BEGIN Material for this exercise

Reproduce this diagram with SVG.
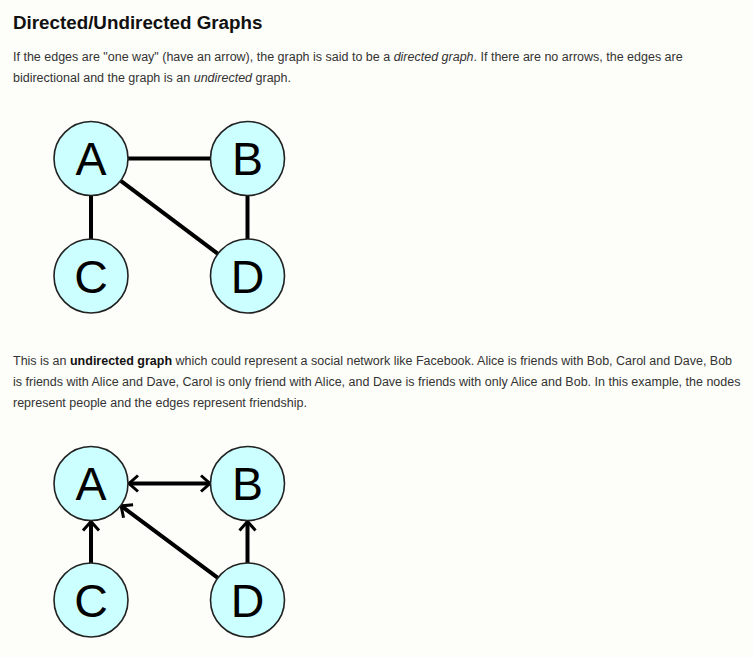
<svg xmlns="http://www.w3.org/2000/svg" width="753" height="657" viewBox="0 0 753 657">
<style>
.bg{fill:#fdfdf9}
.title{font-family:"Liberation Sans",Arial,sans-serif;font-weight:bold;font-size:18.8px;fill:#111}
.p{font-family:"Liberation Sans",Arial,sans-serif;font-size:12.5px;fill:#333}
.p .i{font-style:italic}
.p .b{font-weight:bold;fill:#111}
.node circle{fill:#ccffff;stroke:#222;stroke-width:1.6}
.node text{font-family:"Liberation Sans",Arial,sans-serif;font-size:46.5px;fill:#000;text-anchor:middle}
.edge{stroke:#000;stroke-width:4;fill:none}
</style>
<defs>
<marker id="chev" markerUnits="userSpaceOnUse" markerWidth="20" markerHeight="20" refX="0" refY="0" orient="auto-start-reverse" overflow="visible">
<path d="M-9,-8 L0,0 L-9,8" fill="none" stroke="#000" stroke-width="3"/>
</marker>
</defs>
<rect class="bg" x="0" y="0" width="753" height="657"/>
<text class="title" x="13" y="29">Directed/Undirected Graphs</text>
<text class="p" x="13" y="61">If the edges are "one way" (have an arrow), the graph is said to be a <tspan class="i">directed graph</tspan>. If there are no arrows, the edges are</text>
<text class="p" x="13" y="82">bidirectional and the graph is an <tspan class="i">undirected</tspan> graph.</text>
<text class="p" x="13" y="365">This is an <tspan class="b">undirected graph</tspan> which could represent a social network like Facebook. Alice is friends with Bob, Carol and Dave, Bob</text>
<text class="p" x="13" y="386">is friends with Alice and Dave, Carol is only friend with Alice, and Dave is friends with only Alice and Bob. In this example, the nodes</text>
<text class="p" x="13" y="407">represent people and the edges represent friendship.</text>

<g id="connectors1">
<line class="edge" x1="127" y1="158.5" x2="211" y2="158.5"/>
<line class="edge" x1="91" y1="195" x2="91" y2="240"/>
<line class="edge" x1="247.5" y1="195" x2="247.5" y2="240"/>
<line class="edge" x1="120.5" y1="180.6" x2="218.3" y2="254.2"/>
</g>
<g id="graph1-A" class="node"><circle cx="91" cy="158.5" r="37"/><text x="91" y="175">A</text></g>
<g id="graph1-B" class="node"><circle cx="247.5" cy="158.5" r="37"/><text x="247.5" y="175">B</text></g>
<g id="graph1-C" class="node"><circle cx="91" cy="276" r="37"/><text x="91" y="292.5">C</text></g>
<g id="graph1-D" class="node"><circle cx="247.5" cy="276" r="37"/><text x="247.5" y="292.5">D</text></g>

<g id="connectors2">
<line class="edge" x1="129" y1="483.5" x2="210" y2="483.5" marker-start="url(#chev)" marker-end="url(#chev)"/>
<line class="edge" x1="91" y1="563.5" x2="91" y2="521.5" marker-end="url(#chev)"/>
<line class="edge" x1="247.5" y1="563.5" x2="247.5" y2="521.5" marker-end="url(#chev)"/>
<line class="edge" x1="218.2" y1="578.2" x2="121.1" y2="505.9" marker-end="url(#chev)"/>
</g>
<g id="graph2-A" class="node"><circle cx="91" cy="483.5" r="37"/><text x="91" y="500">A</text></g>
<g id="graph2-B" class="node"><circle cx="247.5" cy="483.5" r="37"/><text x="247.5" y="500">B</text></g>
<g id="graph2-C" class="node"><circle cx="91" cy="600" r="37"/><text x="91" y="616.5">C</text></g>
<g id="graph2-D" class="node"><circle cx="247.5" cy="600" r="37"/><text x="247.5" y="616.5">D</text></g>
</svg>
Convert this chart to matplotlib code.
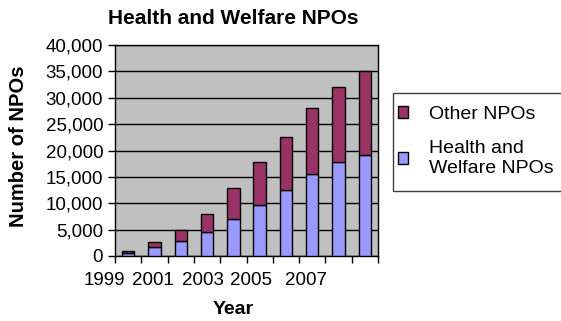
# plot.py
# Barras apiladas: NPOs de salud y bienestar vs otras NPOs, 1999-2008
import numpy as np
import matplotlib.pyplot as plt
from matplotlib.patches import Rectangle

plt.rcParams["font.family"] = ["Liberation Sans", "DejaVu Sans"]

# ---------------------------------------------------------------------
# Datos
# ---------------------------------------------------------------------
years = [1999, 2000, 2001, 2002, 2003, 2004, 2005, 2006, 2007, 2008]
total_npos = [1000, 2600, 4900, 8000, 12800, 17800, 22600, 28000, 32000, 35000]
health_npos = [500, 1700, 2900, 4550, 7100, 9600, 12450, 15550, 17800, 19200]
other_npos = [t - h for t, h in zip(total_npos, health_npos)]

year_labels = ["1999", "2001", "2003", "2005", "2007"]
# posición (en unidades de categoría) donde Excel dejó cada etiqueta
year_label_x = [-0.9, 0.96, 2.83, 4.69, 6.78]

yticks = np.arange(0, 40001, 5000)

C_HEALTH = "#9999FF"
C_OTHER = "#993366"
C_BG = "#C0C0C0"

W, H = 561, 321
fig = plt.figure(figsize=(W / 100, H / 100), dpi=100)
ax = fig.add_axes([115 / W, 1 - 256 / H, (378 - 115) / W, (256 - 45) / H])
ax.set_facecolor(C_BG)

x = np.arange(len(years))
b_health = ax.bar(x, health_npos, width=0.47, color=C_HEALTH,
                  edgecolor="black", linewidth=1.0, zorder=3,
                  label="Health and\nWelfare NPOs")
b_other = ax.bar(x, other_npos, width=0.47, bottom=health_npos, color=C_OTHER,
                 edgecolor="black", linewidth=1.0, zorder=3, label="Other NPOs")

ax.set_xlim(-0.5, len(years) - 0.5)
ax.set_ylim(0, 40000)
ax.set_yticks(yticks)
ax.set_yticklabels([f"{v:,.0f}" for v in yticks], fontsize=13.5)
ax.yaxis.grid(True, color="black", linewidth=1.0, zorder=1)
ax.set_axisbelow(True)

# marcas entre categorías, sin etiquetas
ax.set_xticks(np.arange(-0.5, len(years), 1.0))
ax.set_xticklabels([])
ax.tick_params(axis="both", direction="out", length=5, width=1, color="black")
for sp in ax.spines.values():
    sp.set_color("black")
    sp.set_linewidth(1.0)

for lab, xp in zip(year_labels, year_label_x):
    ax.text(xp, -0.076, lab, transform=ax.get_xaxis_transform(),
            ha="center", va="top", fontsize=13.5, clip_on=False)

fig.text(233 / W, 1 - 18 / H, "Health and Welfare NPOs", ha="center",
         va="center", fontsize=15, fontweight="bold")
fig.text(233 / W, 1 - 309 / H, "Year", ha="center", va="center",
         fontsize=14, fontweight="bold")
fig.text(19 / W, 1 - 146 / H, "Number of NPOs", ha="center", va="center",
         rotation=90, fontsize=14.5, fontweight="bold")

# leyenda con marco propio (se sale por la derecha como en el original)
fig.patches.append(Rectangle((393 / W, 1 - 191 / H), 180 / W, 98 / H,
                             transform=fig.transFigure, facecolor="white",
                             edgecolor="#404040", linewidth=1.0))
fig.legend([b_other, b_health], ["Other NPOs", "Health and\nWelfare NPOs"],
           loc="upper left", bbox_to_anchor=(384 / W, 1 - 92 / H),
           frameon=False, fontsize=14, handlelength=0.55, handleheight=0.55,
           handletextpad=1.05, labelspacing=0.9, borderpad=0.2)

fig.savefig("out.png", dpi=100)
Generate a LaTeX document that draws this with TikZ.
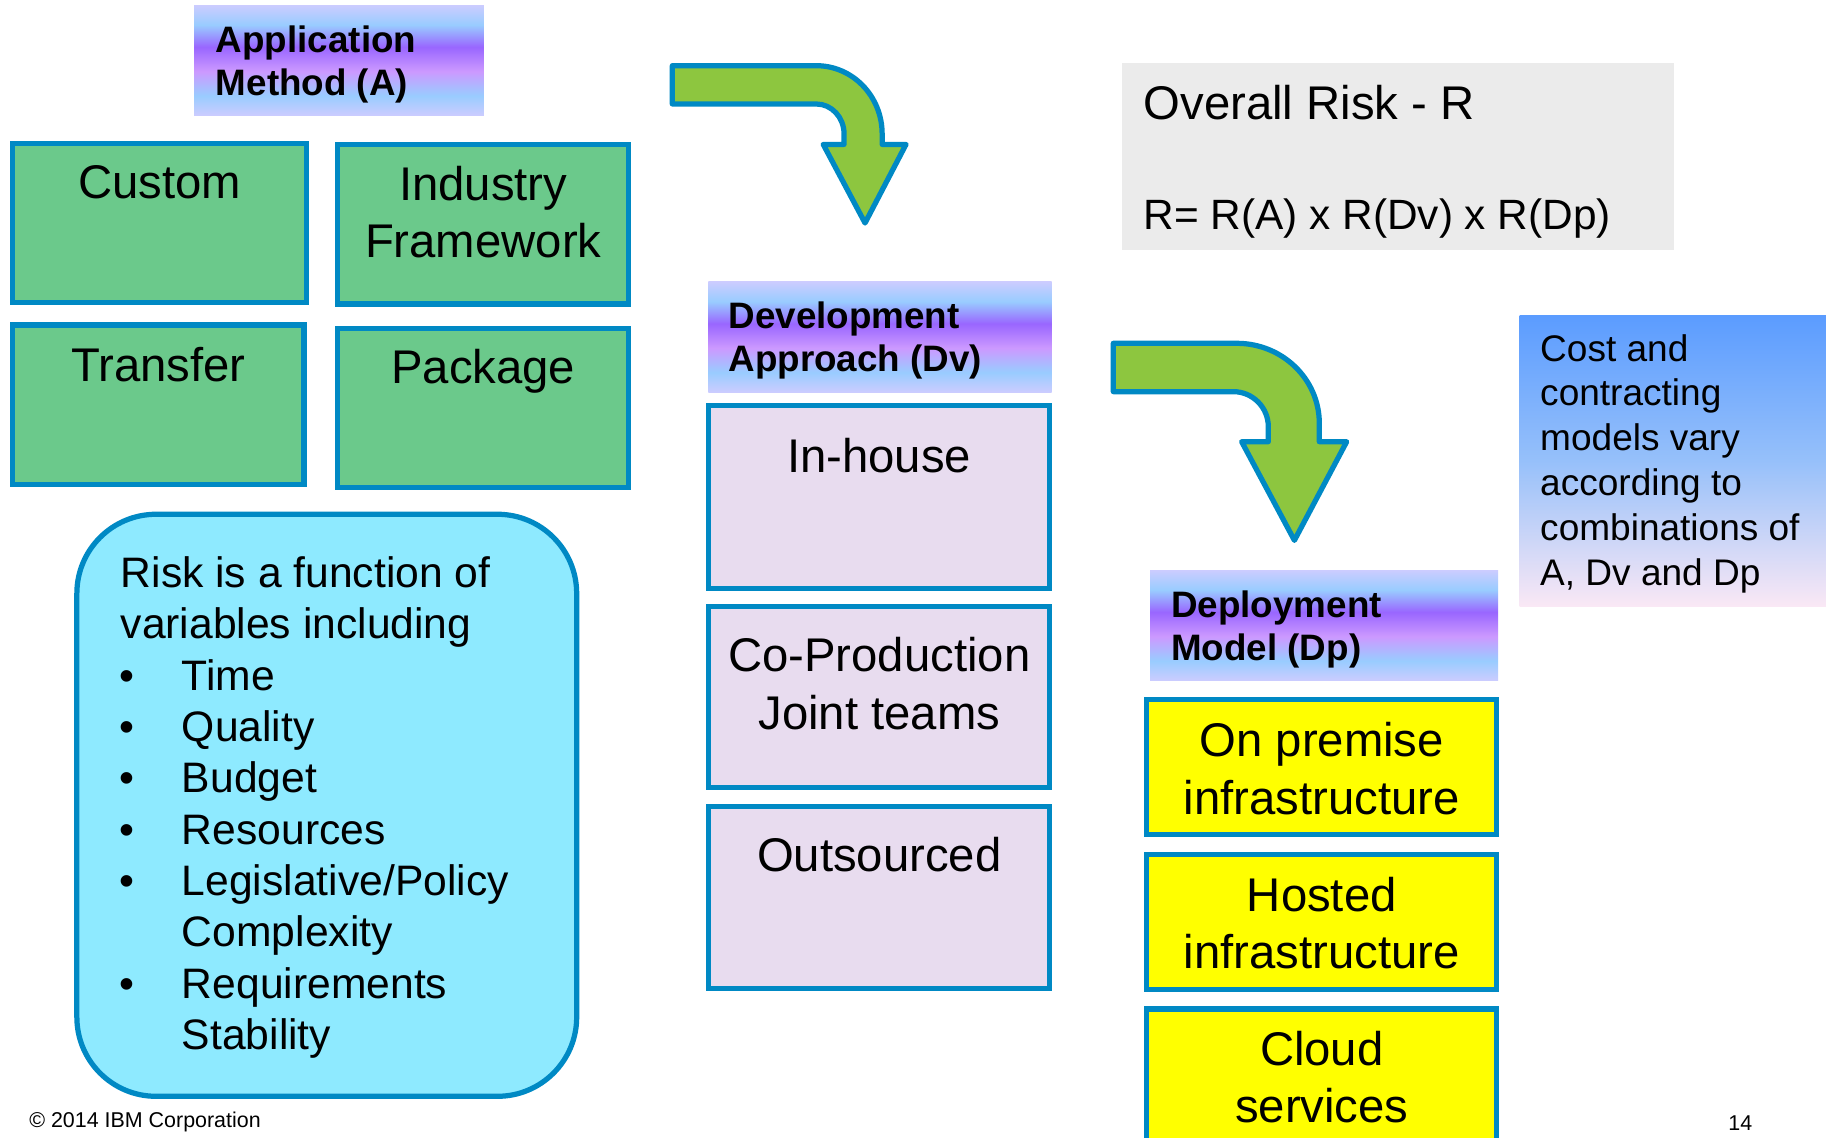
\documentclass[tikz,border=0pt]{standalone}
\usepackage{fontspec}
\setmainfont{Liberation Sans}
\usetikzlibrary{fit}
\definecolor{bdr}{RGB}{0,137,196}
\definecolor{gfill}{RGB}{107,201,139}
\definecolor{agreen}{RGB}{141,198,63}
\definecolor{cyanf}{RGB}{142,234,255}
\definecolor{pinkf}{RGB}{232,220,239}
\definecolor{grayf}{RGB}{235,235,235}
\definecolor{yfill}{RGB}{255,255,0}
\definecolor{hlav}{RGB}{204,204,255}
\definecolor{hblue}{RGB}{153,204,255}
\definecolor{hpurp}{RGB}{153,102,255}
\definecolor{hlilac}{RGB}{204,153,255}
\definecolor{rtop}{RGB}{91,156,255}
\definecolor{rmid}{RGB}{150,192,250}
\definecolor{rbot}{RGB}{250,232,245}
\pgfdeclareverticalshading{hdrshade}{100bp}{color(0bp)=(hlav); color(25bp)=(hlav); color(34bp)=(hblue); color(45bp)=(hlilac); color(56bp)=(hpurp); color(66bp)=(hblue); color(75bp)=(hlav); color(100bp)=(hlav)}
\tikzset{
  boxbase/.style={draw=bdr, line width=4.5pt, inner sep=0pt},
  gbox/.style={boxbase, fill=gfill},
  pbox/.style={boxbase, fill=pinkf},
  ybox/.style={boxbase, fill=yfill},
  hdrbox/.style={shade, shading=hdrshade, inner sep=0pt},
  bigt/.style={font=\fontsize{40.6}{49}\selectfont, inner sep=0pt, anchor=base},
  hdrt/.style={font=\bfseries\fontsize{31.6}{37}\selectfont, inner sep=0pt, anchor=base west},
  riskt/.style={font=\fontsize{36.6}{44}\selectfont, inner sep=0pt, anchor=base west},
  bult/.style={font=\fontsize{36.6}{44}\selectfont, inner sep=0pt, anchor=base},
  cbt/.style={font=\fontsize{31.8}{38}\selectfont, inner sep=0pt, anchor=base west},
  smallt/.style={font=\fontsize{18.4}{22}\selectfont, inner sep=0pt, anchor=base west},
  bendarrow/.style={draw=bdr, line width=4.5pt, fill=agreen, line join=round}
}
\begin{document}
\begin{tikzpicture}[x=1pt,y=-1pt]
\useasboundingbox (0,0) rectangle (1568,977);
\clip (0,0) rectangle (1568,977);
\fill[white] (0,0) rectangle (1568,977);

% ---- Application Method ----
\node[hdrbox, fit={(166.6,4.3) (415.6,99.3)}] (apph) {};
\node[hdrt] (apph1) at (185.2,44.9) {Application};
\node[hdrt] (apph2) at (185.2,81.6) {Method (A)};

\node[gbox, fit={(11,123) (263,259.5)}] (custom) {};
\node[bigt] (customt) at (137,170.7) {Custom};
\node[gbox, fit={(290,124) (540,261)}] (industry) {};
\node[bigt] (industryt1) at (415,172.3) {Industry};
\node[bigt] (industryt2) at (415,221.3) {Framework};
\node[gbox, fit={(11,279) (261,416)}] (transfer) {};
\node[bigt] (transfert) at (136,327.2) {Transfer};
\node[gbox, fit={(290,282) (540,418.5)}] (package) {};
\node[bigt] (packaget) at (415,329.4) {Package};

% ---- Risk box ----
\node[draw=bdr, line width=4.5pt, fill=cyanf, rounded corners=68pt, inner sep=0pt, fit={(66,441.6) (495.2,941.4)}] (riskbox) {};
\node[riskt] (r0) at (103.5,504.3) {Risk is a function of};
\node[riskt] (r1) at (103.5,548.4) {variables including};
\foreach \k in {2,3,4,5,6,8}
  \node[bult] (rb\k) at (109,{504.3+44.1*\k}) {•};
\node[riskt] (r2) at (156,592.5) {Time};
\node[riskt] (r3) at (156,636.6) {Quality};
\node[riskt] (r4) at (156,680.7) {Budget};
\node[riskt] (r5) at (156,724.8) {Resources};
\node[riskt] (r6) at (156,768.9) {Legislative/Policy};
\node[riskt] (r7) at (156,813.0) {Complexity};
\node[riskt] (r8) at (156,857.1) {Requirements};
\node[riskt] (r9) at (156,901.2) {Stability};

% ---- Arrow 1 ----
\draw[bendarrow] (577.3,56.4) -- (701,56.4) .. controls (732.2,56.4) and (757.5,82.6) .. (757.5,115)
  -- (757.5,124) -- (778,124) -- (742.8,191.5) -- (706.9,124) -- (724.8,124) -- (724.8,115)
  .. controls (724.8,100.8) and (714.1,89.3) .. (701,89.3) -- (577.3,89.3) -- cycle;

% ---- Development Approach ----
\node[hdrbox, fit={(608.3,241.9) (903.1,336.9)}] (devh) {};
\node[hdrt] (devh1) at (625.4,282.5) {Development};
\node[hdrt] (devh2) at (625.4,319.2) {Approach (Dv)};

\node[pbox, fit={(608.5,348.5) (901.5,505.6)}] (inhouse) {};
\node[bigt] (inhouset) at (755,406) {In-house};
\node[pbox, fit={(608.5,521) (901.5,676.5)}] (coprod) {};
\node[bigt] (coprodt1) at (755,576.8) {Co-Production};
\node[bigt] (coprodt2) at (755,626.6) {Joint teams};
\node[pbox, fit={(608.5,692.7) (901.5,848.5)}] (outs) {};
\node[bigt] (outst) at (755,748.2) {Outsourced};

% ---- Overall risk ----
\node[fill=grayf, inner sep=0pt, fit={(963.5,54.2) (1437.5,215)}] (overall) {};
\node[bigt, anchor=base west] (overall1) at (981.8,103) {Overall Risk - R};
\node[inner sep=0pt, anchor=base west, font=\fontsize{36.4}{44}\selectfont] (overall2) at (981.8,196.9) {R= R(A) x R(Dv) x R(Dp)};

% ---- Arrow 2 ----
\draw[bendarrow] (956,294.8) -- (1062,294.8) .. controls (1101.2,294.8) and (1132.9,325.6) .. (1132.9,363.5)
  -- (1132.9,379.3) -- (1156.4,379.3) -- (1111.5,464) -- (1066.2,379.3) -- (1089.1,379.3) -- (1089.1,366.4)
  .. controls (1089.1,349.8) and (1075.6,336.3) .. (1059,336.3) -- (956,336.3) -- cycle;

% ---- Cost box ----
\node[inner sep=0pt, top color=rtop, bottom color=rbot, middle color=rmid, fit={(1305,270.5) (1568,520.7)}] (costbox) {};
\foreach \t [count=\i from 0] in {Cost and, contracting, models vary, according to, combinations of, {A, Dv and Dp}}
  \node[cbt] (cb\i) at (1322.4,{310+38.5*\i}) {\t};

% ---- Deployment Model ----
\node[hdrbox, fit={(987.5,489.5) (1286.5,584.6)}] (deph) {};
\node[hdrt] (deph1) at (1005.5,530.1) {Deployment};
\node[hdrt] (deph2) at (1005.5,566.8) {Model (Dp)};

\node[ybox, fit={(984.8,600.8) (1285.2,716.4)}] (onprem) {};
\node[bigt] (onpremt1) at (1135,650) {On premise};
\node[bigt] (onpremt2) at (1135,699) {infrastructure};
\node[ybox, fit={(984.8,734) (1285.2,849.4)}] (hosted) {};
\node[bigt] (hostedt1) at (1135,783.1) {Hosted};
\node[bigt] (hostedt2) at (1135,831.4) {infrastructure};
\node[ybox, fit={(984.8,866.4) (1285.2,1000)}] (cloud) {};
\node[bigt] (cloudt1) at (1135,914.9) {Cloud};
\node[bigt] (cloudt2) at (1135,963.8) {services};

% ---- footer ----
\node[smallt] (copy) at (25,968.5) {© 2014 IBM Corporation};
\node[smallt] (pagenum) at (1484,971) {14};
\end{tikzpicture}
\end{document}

END Material for this exercise

Given task:
Pictures should be left out. Retype only the run of lines from the line containing "Convert this chart to matplotlib code." to the line containing "ax.set_facecolor(C_BG)", inclusive.

Answer for this exercise:
Convert this chart to matplotlib code.
# plot.py
# Barras apiladas: NPOs de salud y bienestar vs otras NPOs, 1999-2008
import numpy as np
import matplotlib.pyplot as plt
from matplotlib.patches import Rectangle

plt.rcParams["font.family"] = ["Liberation Sans", "DejaVu Sans"]

# ---------------------------------------------------------------------
# Datos
# ---------------------------------------------------------------------
years = [1999, 2000, 2001, 2002, 2003, 2004, 2005, 2006, 2007, 2008]
total_npos = [1000, 2600, 4900, 8000, 12800, 17800, 22600, 28000, 32000, 35000]
health_npos = [500, 1700, 2900, 4550, 7100, 9600, 12450, 15550, 17800, 19200]
other_npos = [t - h for t, h in zip(total_npos, health_npos)]

year_labels = ["1999", "2001", "2003", "2005", "2007"]
# posición (en unidades de categoría) donde Excel dejó cada etiqueta
year_label_x = [-0.9, 0.96, 2.83, 4.69, 6.78]

yticks = np.arange(0, 40001, 5000)

C_HEALTH = "#9999FF"
C_OTHER = "#993366"
C_BG = "#C0C0C0"

W, H = 561, 321
fig = plt.figure(figsize=(W / 100, H / 100), dpi=100)
ax = fig.add_axes([115 / W, 1 - 256 / H, (378 - 115) / W, (256 - 45) / H])
ax.set_facecolor(C_BG)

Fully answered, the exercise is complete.